The case of the disappearing code

At Creatuity, we encourage our team members to work through an after action review process not just at the end of projects and goals, but also any time anything unexpected happens. Today we’re sharing a narrative from our Dev Team Lead, Tomasz Szmyt, of one such unexpected event that happened a couple of years ago. In a departure from our usual content, this story is really focused on the developers in our audience - see if you can guess what happened before you get to the “How did all the code disappear?” section. It’s a great example of an extreme edge case that it takes years of experience and work on hundreds of Magento projects to discover and then learn from.

Here’s the story in Tomasz’s own words…

During a beautiful late summer day, I’ve got message on Slack from our deployment manager:

“– Hey Tomasz, do you have a minute?”

I feared that something terrible had happened, because we’re used to messaging each other at Creatuity like this when something is going on we need help with. And this time - I wasn’t mistaken.

“– Something strange happened, I synchronized changed files to the new release directory, but files are missing in the current release directory. They’re placed one level up in the filesystem tree.”

I had a heart attack, thinking that all of the code had vanished from the production server. What’s more - we may have lost media - product images, etc., which would be even worse. We’re strictly using Git to track code in Creatuity so I knew it was safe, but media backups aren’t done too often (it depends on how frequently a particular website is being updated by our clients - once, twice per week usually, sometimes more frequently).

I instantly logged into the client’s production server and confirmed that all of the production code is indeed missing.
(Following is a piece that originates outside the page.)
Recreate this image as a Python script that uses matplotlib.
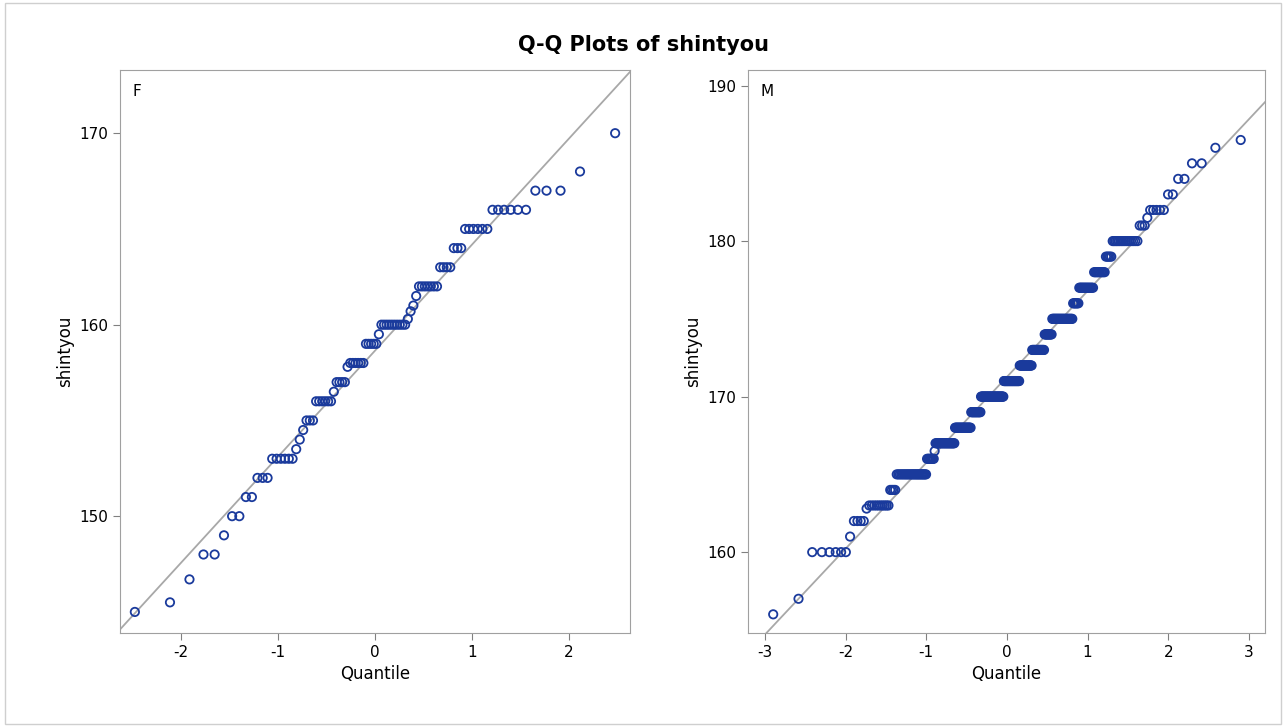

“This client utilizes a multi server cluster - maybe web2 will have the lost files”, I thought. I instantly jumped to web2, but the code wasn’t there either. “We’re screwed” - I was almost sure that we’ll need to use our backup of media made 2 or 3 days ago at best. But then I remembered that media and crucial configuration files should be available through NFS and bingo! There they were.

What rescued us from total panic and an extended site outage? Using rsync with the --links option allows rsync to recreate symlinks after sync, but will never touch a symlinked file or directory. So while the symlinks our deployments depend on were destroyed, media and configuration files located on the external NFS shares were untouched. Whew!
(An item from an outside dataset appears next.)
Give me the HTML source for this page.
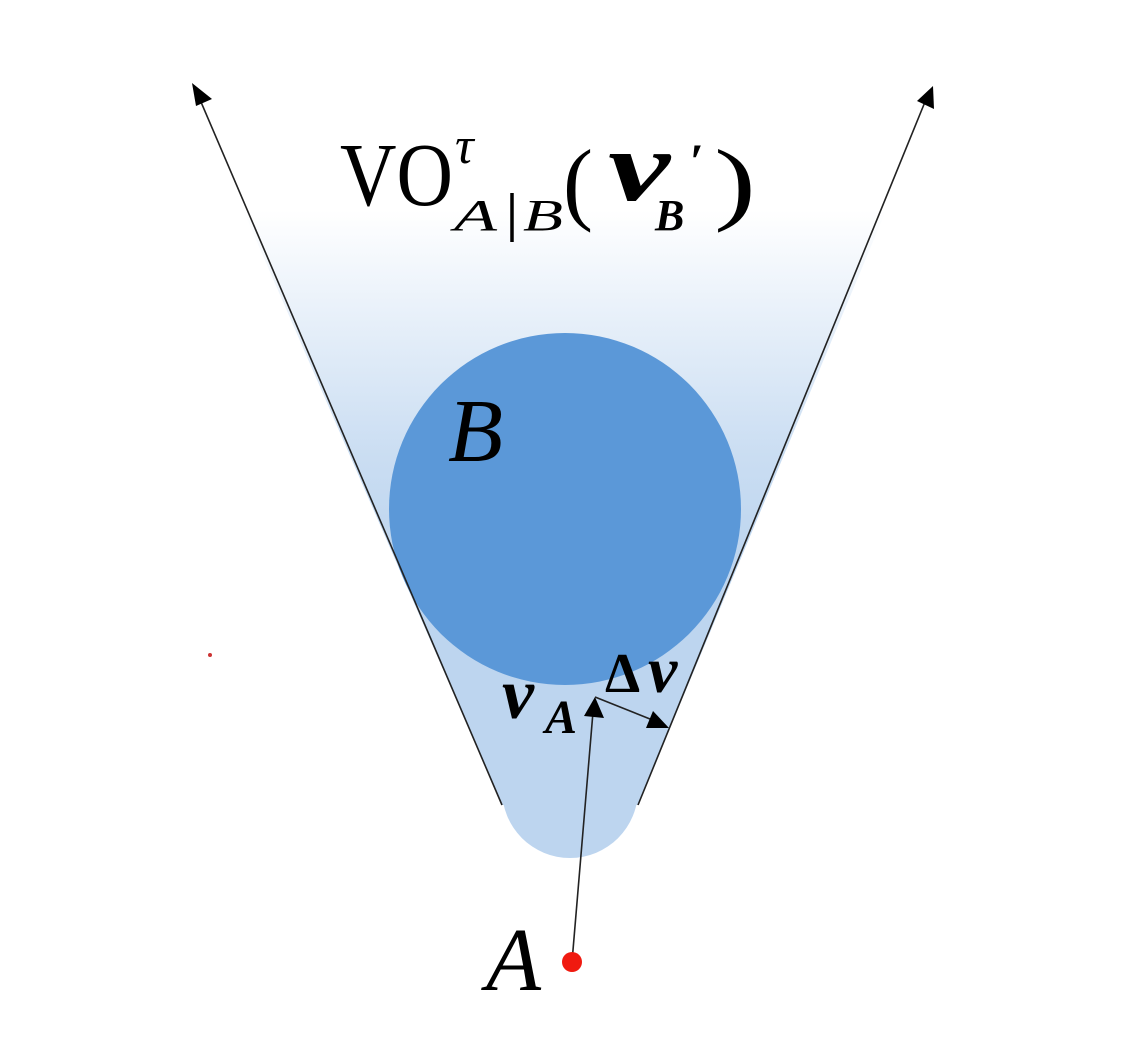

How did all the code disappear?

While executing the deployment scripts, just before syncing new files to the new release directory, our VPN reconnected (probably because of network problems). After that, connection through SSH to the production server was re-established. This disconnection and reconnection caused all session variables, such as the deployment version (i.e. “1.2.3”) to go missing. So rsync used “/var/www/releases/” as its target instead of “var/www/releases/1.2.3” as its target as it should have, causing all releases to vanish.

Someone might say - why are you not using dry-runs? 

But we are using them! This didn’t prevent this issue because --dry-run happened just before the VPN reconnected - at the worst possible timing.

Additionally, this web cluster automatically syncs files in “var/www” to all web nodes, so all of this instantly got applied on web2 server too.

How did we quickly recover from this?

We recreated a proper release directory and applied all of the code from our Git repository there (we’re normally applying changes on production files to not lose any changes that might be done as a hotfix or by external teams).

After that, we recreated the proper symlinks for media and configuration files.

Once that was done, the deployment went smoothly. We were absolutely stressed when visiting the site after that to perform basic QA, but luckily (or it is better to say - thanks to our infrastructure) everything was working as intended.

How will we mitigate such problems in future?

Having the VPN reconnect itself automatically is neat. We don’t want to cut off that functionality.

Instead, we’re storing full paths to directories in variables. 

This guarantees that rsync (and rest of the commands used during deployment) will fail with visible errors printed directly on screen instead of silently using the wrong target directory during a deployment.